Affordable Life Insurance Alliance’s executive director, former state regulator Scott Harrison, agreed with many of ACLI’s points and also called for uniformity, modern reserving methods, customer marketplace and asset adequacy testing for in force business, but said, unlike the ACLI, it can’t work with the LATF statement on AG 38 adopted by the task force at the NAIC Fall conference. 

The LATF statement refers to the NAIC’s Life Actuarial (A) Task Force Statement on AG 38 which held that the correct application of the actuarial guideline for these product designs – and all other product designs subject to AG 38 – “is to derive the ‘minimum gross premiums’ that represent the lowest schedule of premiums a policyholder could pay to satisfy the secondary guarantee. …..When a policy contains more than one secondary guarantee, Model 830 requires reserves to be calculated using the secondary guarantee that produces the greatest reserves ignoring all other secondary guarantees.”

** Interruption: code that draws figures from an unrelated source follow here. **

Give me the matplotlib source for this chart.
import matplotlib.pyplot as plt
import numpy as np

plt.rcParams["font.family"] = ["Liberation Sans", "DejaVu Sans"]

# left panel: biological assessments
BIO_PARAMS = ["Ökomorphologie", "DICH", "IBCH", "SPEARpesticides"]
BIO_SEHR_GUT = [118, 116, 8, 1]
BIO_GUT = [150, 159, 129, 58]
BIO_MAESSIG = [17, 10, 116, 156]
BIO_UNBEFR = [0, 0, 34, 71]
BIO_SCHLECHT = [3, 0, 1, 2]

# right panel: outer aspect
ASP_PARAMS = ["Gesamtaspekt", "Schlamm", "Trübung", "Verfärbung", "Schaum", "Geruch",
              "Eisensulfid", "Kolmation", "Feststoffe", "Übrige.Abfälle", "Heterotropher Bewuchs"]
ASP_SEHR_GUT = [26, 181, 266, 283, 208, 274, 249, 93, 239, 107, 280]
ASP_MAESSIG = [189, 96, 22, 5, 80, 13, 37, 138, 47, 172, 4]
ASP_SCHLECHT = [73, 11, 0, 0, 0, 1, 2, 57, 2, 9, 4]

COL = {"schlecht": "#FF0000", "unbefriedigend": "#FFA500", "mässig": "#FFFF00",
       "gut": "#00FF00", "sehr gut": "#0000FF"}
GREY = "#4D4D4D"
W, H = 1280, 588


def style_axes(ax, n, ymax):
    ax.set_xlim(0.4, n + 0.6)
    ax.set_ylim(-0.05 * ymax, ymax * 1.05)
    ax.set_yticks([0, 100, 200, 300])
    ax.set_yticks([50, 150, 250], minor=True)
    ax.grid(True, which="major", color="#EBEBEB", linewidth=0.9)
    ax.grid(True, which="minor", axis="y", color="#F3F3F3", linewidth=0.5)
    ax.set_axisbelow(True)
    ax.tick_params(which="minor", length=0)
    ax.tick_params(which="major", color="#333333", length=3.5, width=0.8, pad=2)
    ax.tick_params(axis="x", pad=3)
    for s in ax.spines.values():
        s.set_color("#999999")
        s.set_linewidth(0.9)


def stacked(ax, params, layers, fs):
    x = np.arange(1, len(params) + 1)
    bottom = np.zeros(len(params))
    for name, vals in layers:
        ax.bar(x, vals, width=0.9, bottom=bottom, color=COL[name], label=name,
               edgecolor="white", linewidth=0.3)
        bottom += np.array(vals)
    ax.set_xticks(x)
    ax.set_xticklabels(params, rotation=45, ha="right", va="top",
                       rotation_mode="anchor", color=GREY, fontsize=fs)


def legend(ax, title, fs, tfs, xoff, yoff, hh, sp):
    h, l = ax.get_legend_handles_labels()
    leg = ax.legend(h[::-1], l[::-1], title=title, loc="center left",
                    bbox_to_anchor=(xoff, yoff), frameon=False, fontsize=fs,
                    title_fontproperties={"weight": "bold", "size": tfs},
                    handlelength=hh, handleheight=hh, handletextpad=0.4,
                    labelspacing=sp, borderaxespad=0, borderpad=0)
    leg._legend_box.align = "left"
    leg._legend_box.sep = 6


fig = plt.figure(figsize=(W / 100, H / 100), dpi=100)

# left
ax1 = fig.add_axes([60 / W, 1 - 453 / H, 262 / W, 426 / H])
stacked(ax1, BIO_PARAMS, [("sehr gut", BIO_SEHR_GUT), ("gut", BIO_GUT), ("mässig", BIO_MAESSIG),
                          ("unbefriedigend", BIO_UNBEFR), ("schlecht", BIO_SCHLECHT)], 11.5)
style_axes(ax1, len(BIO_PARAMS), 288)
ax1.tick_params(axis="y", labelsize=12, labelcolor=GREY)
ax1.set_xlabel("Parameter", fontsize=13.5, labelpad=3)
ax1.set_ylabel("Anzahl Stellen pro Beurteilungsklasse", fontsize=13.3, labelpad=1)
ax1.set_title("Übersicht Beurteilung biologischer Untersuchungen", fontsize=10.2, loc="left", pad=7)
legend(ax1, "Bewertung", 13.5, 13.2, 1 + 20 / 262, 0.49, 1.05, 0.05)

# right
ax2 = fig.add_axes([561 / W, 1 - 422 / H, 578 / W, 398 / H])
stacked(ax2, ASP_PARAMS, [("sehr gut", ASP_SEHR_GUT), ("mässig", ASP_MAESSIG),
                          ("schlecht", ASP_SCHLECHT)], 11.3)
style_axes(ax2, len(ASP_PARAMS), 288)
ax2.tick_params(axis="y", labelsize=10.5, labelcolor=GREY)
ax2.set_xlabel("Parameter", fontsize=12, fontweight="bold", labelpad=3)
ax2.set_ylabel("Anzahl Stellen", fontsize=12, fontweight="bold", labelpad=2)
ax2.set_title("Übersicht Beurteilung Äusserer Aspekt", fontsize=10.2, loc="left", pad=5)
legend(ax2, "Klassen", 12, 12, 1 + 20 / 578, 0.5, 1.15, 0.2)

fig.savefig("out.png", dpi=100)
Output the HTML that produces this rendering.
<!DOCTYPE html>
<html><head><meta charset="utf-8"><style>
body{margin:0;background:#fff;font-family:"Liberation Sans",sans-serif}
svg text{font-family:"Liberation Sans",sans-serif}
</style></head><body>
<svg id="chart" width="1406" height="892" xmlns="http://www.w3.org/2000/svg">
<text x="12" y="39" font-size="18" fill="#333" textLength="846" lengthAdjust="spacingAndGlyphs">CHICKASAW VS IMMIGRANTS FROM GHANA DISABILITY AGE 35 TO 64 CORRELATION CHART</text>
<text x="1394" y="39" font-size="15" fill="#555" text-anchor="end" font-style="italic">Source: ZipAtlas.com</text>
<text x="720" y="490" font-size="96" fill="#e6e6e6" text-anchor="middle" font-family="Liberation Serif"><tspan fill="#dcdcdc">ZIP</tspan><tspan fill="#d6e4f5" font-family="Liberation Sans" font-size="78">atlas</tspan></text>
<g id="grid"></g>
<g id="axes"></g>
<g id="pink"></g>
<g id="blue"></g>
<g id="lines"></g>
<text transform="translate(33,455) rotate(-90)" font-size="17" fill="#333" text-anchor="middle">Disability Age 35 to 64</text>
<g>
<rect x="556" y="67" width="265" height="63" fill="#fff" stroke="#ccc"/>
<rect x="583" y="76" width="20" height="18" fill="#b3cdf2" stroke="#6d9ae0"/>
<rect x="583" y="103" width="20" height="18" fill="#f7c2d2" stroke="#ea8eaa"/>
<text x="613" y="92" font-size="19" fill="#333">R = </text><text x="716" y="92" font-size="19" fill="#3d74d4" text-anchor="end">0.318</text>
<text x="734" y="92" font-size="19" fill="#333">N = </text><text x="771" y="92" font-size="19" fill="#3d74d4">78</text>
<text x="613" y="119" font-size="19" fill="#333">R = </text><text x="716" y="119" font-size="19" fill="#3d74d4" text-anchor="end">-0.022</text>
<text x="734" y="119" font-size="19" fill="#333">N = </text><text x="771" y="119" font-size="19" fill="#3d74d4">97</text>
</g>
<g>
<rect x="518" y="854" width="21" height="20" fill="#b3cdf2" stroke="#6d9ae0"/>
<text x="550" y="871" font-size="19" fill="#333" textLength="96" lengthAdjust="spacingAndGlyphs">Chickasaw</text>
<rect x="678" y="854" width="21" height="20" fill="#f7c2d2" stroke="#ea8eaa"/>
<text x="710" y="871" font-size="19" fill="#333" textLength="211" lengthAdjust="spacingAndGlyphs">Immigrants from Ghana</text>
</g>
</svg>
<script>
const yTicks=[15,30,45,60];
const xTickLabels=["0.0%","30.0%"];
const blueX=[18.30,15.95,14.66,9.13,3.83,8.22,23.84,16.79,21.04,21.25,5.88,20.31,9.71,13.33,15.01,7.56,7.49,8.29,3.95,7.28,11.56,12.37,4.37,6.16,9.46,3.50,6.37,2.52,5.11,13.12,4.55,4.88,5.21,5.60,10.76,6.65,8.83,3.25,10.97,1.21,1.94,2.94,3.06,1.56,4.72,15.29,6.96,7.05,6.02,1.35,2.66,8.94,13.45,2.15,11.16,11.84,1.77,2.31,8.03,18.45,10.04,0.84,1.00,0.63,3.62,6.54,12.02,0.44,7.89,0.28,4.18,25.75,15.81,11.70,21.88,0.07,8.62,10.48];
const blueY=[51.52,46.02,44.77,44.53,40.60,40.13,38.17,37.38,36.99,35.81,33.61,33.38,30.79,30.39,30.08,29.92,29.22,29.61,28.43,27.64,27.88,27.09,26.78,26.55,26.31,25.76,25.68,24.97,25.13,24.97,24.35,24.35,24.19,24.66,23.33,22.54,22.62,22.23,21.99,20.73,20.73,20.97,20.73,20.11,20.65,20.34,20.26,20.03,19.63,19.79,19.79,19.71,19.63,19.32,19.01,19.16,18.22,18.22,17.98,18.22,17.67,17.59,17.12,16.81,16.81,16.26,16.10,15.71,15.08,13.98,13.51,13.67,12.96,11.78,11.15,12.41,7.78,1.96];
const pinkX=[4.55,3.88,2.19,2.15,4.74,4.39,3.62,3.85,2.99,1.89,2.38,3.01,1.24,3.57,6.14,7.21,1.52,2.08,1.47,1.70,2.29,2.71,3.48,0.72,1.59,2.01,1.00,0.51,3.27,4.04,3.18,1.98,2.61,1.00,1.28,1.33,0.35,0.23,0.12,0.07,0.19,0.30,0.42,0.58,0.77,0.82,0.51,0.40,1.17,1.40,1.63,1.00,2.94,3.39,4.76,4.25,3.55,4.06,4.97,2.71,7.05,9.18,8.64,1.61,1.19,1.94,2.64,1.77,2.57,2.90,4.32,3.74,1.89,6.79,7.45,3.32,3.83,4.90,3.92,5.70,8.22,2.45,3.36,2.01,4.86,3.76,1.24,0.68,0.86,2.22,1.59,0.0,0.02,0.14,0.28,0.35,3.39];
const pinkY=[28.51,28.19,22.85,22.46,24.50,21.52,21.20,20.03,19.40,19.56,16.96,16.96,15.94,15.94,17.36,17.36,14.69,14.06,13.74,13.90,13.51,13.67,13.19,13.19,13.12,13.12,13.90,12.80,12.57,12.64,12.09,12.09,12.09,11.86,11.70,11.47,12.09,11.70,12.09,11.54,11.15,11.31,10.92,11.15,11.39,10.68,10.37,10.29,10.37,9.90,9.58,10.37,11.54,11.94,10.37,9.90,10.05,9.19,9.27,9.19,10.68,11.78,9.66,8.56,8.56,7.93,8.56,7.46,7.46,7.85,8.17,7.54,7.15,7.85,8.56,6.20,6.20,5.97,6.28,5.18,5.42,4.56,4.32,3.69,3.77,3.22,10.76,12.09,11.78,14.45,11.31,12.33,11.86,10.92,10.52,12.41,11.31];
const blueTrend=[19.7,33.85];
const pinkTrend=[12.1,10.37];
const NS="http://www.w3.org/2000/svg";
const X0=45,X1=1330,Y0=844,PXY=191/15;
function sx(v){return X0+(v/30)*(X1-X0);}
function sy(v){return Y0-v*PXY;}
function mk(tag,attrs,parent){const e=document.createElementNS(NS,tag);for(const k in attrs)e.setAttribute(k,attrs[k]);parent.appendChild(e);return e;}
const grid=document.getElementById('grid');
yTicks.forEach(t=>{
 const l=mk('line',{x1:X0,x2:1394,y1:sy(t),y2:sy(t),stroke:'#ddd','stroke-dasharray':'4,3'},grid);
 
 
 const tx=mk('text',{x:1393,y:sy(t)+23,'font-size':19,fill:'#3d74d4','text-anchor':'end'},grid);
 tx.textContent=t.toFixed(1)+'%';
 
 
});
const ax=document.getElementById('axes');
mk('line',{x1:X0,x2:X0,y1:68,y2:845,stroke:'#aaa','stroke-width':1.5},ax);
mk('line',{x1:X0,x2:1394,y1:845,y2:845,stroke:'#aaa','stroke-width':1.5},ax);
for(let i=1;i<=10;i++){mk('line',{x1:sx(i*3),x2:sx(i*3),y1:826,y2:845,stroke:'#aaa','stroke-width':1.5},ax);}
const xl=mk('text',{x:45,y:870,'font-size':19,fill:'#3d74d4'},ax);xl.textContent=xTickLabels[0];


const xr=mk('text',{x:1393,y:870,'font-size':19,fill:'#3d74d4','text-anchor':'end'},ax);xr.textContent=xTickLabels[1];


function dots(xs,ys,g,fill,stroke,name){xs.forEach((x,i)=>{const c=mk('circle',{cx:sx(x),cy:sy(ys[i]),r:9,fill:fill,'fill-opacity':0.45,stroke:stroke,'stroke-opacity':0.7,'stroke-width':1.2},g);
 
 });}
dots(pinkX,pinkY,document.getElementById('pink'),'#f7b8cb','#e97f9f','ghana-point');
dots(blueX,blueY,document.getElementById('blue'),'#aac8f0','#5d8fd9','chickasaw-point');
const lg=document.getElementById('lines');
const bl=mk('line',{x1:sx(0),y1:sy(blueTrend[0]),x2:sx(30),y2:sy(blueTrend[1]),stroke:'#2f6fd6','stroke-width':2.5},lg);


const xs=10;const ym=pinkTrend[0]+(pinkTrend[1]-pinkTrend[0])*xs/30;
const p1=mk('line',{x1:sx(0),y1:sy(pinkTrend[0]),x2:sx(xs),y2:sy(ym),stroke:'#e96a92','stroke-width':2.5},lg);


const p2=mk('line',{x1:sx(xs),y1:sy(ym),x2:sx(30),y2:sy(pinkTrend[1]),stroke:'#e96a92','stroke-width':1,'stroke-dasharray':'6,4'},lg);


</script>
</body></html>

“LATF believes the requirements are clear and no changes or clarifications are needed to these requirements,” the statement says.

“With all due respect to the Task Force–the statement is fundamentally flawed…It cannot be  rehabilitated,” Harrison said.   

NAIC President Susan Voss of Iowa asked Kitzman that, since she had heard a lot about peer review, how did Kitzman see this working, but Graham from the ACLI stepped in and said he would answer–regulators could certify a number of consultants that the industry could choose among, he said.

One voice among the industry which did embrace the LATF stance that task force thad recognized a product design that was circumventing reserve methodology and that the practice must be eliminated belonged to Ohio National Financial Services’s actuary and a vice president, Pete Whipple. 

Whipple said he was also encouraged that the new, greater group would address term universal life so there would be a level playing field among these type of products. 

Much work is expected to be done in the next few weeks, despite the holiday schedule, according to the discussion during the conference call.